Book Recommendations for All Your Favorite Halloween Movies
Spooky season has arrived, and we think it’s one of the best times of the year. Seriously. We love the ghouls, goblins, costumes, and horror films. Normally, Halloween is all about the joy of trick-or-treating, costume parties, and apple bobbing. However, in the spirit of social distancing, we have some book alternatives that could up the ante here. Here are books to pair with some of the best, most frightening, and suspense-filled horror films to keep those late-night reads as spellbinding as possible.
If you’re a fan of witches, raise your wand! This second book in the Babysitters Coven series features teenagers, witches, a magical dose of comedy, and some good ol’ teenage angst. In Hocus Pocus, the Sanderson sisters are after our teenage protagonists, whereas in the Babysitters Coven, two witches—babysitters—fight evil on broomsticks. Both make for a spell of a good time.
This one’s for the slasher crowd. If a good thriller and a small measure of gore are your thing, chances are you love the Scream films, and if you love the Scream films, The Cheerleaders should become an instant fave. The plot of both of these slashers is simple: there’s someone preying on high school students. Both become a race against the clock to figure out who that is before it is too late. In The Cheerleaders, the victims are all cheerleaders, and one of them manages to escape the killer. So what happens next? Well, we don’t believe in spoiling a good thriller, but you’ll need popcorn for this page-turner.
Crimson Peak’s visual iconography and the stellar performances from both Tom Hiddleston and Jessica Chastain make it a modern-day gothic horror classic. The story centers around a beautiful but naive bride who moves into a haunted mansion with her husband (Hiddleston) and his sister (Chastain). House of Salt and Sorrows features an equally creepy mansion—home to twelve sisters who have been dying, one by one. We’d normally advise staying away from such a haunted house, but a read this good is too chilling to pass up.

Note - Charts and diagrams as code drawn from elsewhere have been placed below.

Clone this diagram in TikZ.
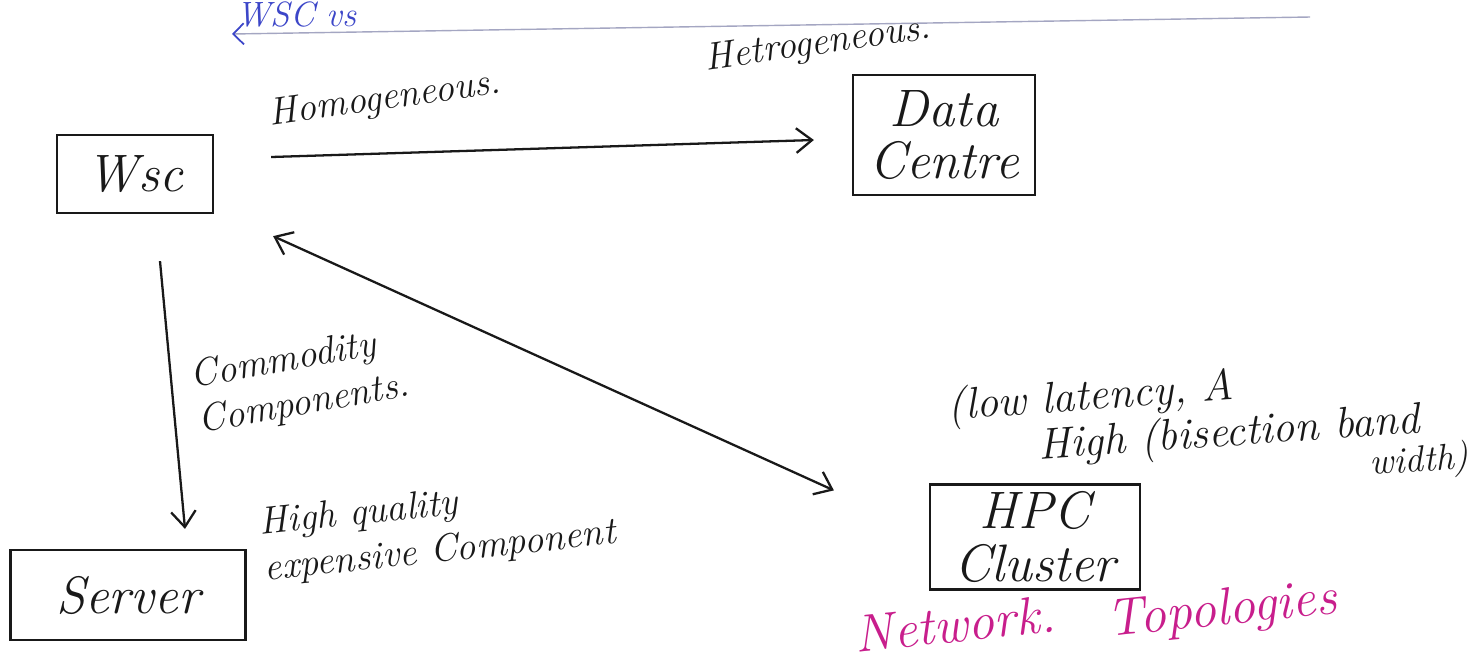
\documentclass[tikz,border=0pt]{standalone}
\usepackage{fontspec}
\usetikzlibrary{arrows.meta,calc}
\definecolor{penink}{RGB}{25,25,25}
\definecolor{pinkink}{RGB}{200,30,140}
\definecolor{blueink}{RGB}{60,70,200}
\begin{document}
\begin{tikzpicture}[x=0.02cm,y=-0.02cm,
  ink/.style={line width=1.3pt, draw=penink},
  box/.style={ink, rectangle, inner sep=0pt, font=\itshape\fontsize{30}{30}\selectfont, align=center, text=penink},
  hand/.style={font=\itshape\fontsize{22}{26}\selectfont, align=left, text=penink, inner sep=0pt},
  tip/.style={-{Straight Barb[length=9pt,width=14pt,line width=1.3pt]}},
  biway/.style={{Straight Barb[length=9pt,width=14pt,line width=1.3pt]}-{Straight Barb[length=9pt,width=14pt,line width=1.3pt]}}
]
\useasboundingbox (0,0) rectangle (1479,664);
\clip (0,0) rectangle (1479,664);

% heading and its underline
\node[font=\itshape\fontsize{20}{20}\selectfont, text=blueink, anchor=base west, inner sep=0pt] (title) at (236,26) {WSC vs};
\coordinate (ruleend) at (1310,17);
\draw[line width=0.8pt, draw=blueink!35!gray!60, -{Straight Barb[length=6pt,width=12pt,line width=1pt,color=blueink]}]
  (ruleend) -- ($(title.base west)+(-4,8)$);

% boxes
\node[box, minimum width=3.12cm, minimum height=1.56cm] (wsc) at (135,174) {Wsc};
\node[box, minimum width=3.64cm, minimum height=2.4cm] (dc) at (944,135) {Data\\Centre};
\node[box, minimum width=4.7cm, minimum height=1.8cm] (server) at (128,595) {Server};
\node[box, minimum width=4.2cm, minimum height=2.1cm] (hpc) at (1035,537) {HPC\\Cluster};

% connectors
\draw[ink, tip] ($(wsc.east)+(57,-17)$) -- ($(dc.west)+(-38,5)$);
\draw[ink, tip] ($(wsc.south)+(25,47)$) -- ($(server.north)+(57,-20)$);
\draw[ink, biway] ($(wsc.south east)+(59,22)$) -- ($(hpc.north west)+(-95,7)$);

% labels
\node[hand, rotate=8] (lhomo) at (385,100) {Homogeneous.};
\node[hand, rotate=8] (lhetero) at (818,45) {Hetrogeneous.};
\node[hand, rotate=10] (lcomm) at (300,382) {Commodity\\Components.};
\node[hand, rotate=6, anchor=west] (lhigh) at (262,548) {High quality\\expensive Component};
\node[hand, rotate=4, font=\itshape\fontsize{25}{22}\selectfont] (lhpc) at (1208,432)
  {(low latency, A\\\hspace*{2.0em}High (bisection band\\[-1pt]\hspace*{9.5em}{\fontsize{21}{21}\selectfont width)}};

% bottom note
\node[font=\itshape\fontsize{30}{30}\selectfont, text=pinkink, rotate=6] (net) at (955,624) {Network.};
\node[font=\itshape\fontsize{30}{30}\selectfont, text=pinkink, rotate=6] (topo) at (1222,612) {Topologies};
\end{tikzpicture}
\end{document}
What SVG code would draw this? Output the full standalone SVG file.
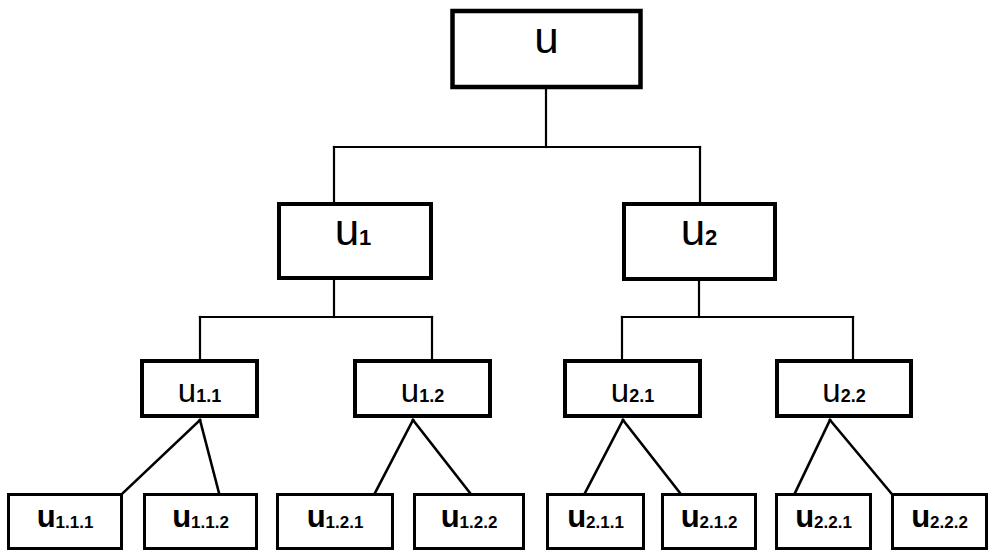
<svg xmlns="http://www.w3.org/2000/svg" width="990" height="552" viewBox="0 0 990 552">
<style>
.bg{fill:#fff}
.n{fill:#fff;stroke:#000}
.big{stroke-width:4.5}
.mid{stroke-width:4}
.leaf{stroke-width:3}
.c line{stroke:#000;stroke-width:2.2;stroke-linecap:square}
.c .d{stroke-width:2.6}
text{font-family:"Liberation Sans",Arial,sans-serif;fill:#000;text-anchor:middle}
.t1{font-size:44px}
.t3{font-size:33px}
.t4{font-size:31px;font-weight:bold}
.s2{font-size:22px;font-weight:bold}
.s3{font-size:18px;font-weight:bold}
.s4{font-size:17px;font-weight:bold}
</style>
<rect class="bg" width="990" height="552"/>
<g class="c" id="connectors">
<line x1="546" y1="89" x2="546" y2="147"/>
<line x1="334" y1="147" x2="700" y2="147"/>
<line x1="334" y1="147" x2="334" y2="202"/>
<line x1="700" y1="147" x2="700" y2="202"/>
<line x1="334" y1="280" x2="334" y2="317"/>
<line x1="200" y1="317" x2="432" y2="317"/>
<line x1="200" y1="317" x2="200" y2="359"/>
<line x1="432" y1="317" x2="432" y2="359"/>
<line x1="699" y1="281" x2="699" y2="317"/>
<line x1="622" y1="317" x2="853" y2="317"/>
<line x1="622" y1="317" x2="622" y2="359"/>
<line x1="853" y1="317" x2="853" y2="359"/>
<line class="d" x1="200" y1="420" x2="123" y2="493"/>
<line class="d" x1="200" y1="420" x2="219" y2="493"/>
<line class="d" x1="413" y1="420" x2="375" y2="493"/>
<line class="d" x1="413" y1="420" x2="470" y2="493"/>
<line class="d" x1="623" y1="420" x2="585" y2="493"/>
<line class="d" x1="623" y1="420" x2="680" y2="493"/>
<line class="d" x1="830" y1="420" x2="795" y2="493"/>
<line class="d" x1="830" y1="420" x2="891" y2="493"/>
</g>
<g id="u"><rect class="n big" x="452.5" y="11" width="188" height="76"/><text class="t1" x="546.5" y="53">u</text></g>
<g id="u1"><rect class="n mid" x="279" y="204" width="152" height="74"/><text class="t1" x="353" y="245">u<tspan class="s2">1</tspan></text></g>
<g id="u2"><rect class="n mid" x="624" y="204" width="151" height="75"/><text class="t1" x="699" y="245">u<tspan class="s2">2</tspan></text></g>
<g id="u11"><rect class="n mid" x="142" y="361" width="115" height="55"/><text class="t3" x="199.5" y="402">u<tspan class="s3">1.1</tspan></text></g>
<g id="u12"><rect class="n mid" x="355" y="361" width="135" height="55"/><text class="t3" x="422.5" y="402">u<tspan class="s3">1.2</tspan></text></g>
<g id="u21"><rect class="n mid" x="565" y="361" width="135" height="55"/><text class="t3" x="632.5" y="402">u<tspan class="s3">2.1</tspan></text></g>
<g id="u22"><rect class="n mid" x="777" y="361" width="134" height="55"/><text class="t3" x="844" y="402">u<tspan class="s3">2.2</tspan></text></g>
<g id="u111"><rect class="n leaf" x="8.5" y="494.5" width="113" height="54"/><text class="t4" x="65" y="527">u<tspan class="s4" dy="1">1.1.1</tspan></text></g>
<g id="u112"><rect class="n leaf" x="144.5" y="494.5" width="112" height="54"/><text class="t4" x="200.5" y="527">u<tspan class="s4" dy="1">1.1.2</tspan></text></g>
<g id="u121"><rect class="n leaf" x="277.5" y="494.5" width="115" height="54"/><text class="t4" x="335" y="527">u<tspan class="s4" dy="1">1.2.1</tspan></text></g>
<g id="u122"><rect class="n leaf" x="414.5" y="494.5" width="109" height="54"/><text class="t4" x="469" y="527">u<tspan class="s4" dy="1">1.2.2</tspan></text></g>
<g id="u211"><rect class="n leaf" x="547.5" y="494.5" width="96" height="54"/><text class="t4" x="595.5" y="527">u<tspan class="s4" dy="1">2.1.1</tspan></text></g>
<g id="u212"><rect class="n leaf" x="662.5" y="494.5" width="93" height="54"/><text class="t4" x="709" y="527">u<tspan class="s4" dy="1">2.1.2</tspan></text></g>
<g id="u221"><rect class="n leaf" x="776.5" y="494.5" width="94" height="54"/><text class="t4" x="823.5" y="527">u<tspan class="s4" dy="1">2.2.1</tspan></text></g>
<g id="u222"><rect class="n leaf" x="892.5" y="494.5" width="94" height="54"/><text class="t4" x="939.5" y="527">u<tspan class="s4" dy="1">2.2.2</tspan></text></g>
</svg>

“The Legend of Sleepy Hollow” is an older tale, but it remains a revered classic for a reason. The headless horseman, the creepy yet enchanting town, and the legend that took on a life of its own have allowed it to become both a literary and a cinematic masterpiece. The Lantern’s Ember is a more fantastical version of the same story. In this iteration, Jack is a Lantern tasked with guarding Otherworld, a realm the witch Ember finds herself attracted to. What ensues is an epic tale of suspense, magic, and romance.
Carrie, based on the revered classic by Stephen King, is a cautionary tale about what happens when you push someone over the edge. Especially when that someone is a telekinetic. Watch You Burn doesn’t feature any mysterious abilities, but it does feature Jenny, a young girl whose constant urge to light something on fire begins to spread like wildfire. Both tales are mysteries waiting to be unraveled. Extinguisher not included.
The ’90s teen horror classic I Know What You Did Last Summer centers around an unforgivable mistake, a secret pact, and a mysterious killer ready to reveal the mistakes of every teen involved. Fright Night is a suspenseful tale of a party in the woods gone awry. Guaranteed to keep you on the edge of your seat, there’s a reason why slashers are the go-to tales for Halloween.
Gremlins are a great example of the ghouls and goblins that make us love Halloween. They get to be fun and silly and offer a vibrant energy that’s refreshing in a monster movie. Pet by Akwaeke Emezi focuses on another monster—Pet, a creature who sprang to life from a painting and a drop of blood. Pet’s mission is simple: to hunt a monster, and Jam, our hero, must aid in the process.
The Dark Descent of Elizabeth Frankenstein takes the tale we’ve grown so familiar with and tells it from the perspective of a woman who needs to keep Dr. Frankenstein happy. But, this version of the story will leave you wondering, who is the real monster anyway? We’ll still be reading it for some grade A spooks.